### Exercise goal:
Copy each line exactly.

### Dataset excerpt:
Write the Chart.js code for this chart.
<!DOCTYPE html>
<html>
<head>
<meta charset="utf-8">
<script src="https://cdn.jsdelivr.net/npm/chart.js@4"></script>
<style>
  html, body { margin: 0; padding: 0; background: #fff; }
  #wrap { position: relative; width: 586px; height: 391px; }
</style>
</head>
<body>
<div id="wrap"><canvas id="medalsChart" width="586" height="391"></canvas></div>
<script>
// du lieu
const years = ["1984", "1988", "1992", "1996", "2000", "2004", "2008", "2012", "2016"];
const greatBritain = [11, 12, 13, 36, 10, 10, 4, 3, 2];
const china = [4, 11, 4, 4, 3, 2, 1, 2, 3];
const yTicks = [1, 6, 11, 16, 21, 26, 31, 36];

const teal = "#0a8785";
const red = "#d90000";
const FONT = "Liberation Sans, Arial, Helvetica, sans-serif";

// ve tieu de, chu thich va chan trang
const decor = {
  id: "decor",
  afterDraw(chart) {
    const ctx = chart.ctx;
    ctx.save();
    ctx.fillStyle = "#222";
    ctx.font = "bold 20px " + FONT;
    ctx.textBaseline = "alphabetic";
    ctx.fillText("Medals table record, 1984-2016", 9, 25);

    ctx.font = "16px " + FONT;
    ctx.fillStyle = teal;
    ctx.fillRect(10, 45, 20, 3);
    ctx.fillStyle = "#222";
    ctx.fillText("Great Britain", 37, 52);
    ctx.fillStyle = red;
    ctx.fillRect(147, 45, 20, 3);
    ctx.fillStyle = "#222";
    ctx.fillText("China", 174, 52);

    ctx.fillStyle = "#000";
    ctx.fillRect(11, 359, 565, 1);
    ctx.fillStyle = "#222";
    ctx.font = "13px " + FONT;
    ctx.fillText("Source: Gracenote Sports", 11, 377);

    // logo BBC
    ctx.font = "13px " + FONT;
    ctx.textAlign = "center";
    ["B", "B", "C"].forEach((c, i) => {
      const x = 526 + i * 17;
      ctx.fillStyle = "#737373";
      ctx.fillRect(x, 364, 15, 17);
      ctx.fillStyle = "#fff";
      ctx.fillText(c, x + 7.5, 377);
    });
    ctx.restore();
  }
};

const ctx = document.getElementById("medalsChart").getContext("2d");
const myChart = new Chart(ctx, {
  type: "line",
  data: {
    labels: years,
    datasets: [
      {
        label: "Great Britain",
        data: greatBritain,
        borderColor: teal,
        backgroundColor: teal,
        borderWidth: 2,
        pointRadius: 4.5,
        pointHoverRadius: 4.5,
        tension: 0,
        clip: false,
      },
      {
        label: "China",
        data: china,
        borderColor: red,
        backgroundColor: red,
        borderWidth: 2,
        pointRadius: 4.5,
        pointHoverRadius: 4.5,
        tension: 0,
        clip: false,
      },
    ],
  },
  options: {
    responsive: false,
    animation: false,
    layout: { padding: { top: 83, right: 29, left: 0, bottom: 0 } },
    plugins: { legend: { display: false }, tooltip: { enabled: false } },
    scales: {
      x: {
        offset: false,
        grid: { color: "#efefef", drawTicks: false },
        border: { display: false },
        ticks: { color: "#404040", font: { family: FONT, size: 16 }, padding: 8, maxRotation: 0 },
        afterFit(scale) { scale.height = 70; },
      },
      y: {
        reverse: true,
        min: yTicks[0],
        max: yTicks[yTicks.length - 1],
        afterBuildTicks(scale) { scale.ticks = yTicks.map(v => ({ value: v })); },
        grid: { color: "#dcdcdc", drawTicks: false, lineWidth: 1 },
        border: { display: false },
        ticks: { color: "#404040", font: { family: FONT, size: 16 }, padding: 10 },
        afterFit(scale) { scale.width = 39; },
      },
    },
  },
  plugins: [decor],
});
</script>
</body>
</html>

### Task solution:
Write the Chart.js code for this chart.
<!DOCTYPE html>
<html>
<head>
<meta charset="utf-8">
<script src="https://cdn.jsdelivr.net/npm/chart.js@4"></script>
<style>
  html, body { margin: 0; padding: 0; background: #fff; }
  #wrap { position: relative; width: 586px; height: 391px; }
</style>
</head>
<body>
<div id="wrap"><canvas id="medalsChart" width="586" height="391"></canvas></div>
<script>
// du lieu
const years = ["1984", "1988", "1992", "1996", "2000", "2004", "2008", "2012", "2016"];
const greatBritain = [11, 12, 13, 36, 10, 10, 4, 3, 2];
const china = [4, 11, 4, 4, 3, 2, 1, 2, 3];
const yTicks = [1, 6, 11, 16, 21, 26, 31, 36];

const teal = "#0a8785";
const red = "#d90000";
const FONT = "Liberation Sans, Arial, Helvetica, sans-serif";

// ve tieu de, chu thich va chan trang
const decor = {
  id: "decor",
  afterDraw(chart) {
    const ctx = chart.ctx;
    ctx.save();
    ctx.fillStyle = "#222";
    ctx.font = "bold 20px " + FONT;
    ctx.textBaseline = "alphabetic";
    ctx.fillText("Medals table record, 1984-2016", 9, 25);

    ctx.font = "16px " + FONT;
    ctx.fillStyle = teal;
    ctx.fillRect(10, 45, 20, 3);
    ctx.fillStyle = "#222";
    ctx.fillText("Great Britain", 37, 52);
    ctx.fillStyle = red;
    ctx.fillRect(147, 45, 20, 3);
    ctx.fillStyle = "#222";
    ctx.fillText("China", 174, 52);

    ctx.fillStyle = "#000";
    ctx.fillRect(11, 359, 565, 1);
    ctx.fillStyle = "#222";
    ctx.font = "13px " + FONT;
    ctx.fillText("Source: Gracenote Sports", 11, 377);

    // logo BBC
    ctx.font = "13px " + FONT;
    ctx.textAlign = "center";
    ["B", "B", "C"].forEach((c, i) => {
      const x = 526 + i * 17;
      ctx.fillStyle = "#737373";
      ctx.fillRect(x, 364, 15, 17);
      ctx.fillStyle = "#fff";
      ctx.fillText(c, x + 7.5, 377);
    });
    ctx.restore();
  }
};

const ctx = document.getElementById("medalsChart").getContext("2d");
const myChart = new Chart(ctx, {
  type: "line",
  data: {
    labels: years,
    datasets: [
      {
        label: "Great Britain",
        data: greatBritain,
        borderColor: teal,
        backgroundColor: teal,
        borderWidth: 2,
        pointRadius: 4.5,
        pointHoverRadius: 4.5,
        tension: 0,
        clip: false,
      },
      {
        label: "China",
        data: china,
        borderColor: red,
        backgroundColor: red,
        borderWidth: 2,
        pointRadius: 4.5,
        pointHoverRadius: 4.5,
        tension: 0,
        clip: false,
      },
    ],
  },
  options: {
    responsive: false,
    animation: false,
    layout: { padding: { top: 83, right: 29, left: 0, bottom: 0 } },
    plugins: { legend: { display: false }, tooltip: { enabled: false } },
    scales: {
      x: {
        offset: false,
        grid: { color: "#efefef", drawTicks: false },
        border: { display: false },
        ticks: { color: "#404040", font: { family: FONT, size: 16 }, padding: 8, maxRotation: 0 },
        afterFit(scale) { scale.height = 70; },
      },
      y: {
        reverse: true,
        min: yTicks[0],
        max: yTicks[yTicks.length - 1],
        afterBuildTicks(scale) { scale.ticks = yTicks.map(v => ({ value: v })); },
        grid: { color: "#dcdcdc", drawTicks: false, lineWidth: 1 },
        border: { display: false },
        ticks: { color: "#404040", font: { family: FONT, size: 16 }, padding: 10 },
        afterFit(scale) { scale.width = 39; },
      },
    },
  },
  plugins: [decor],
});
</script>
</body>
</html>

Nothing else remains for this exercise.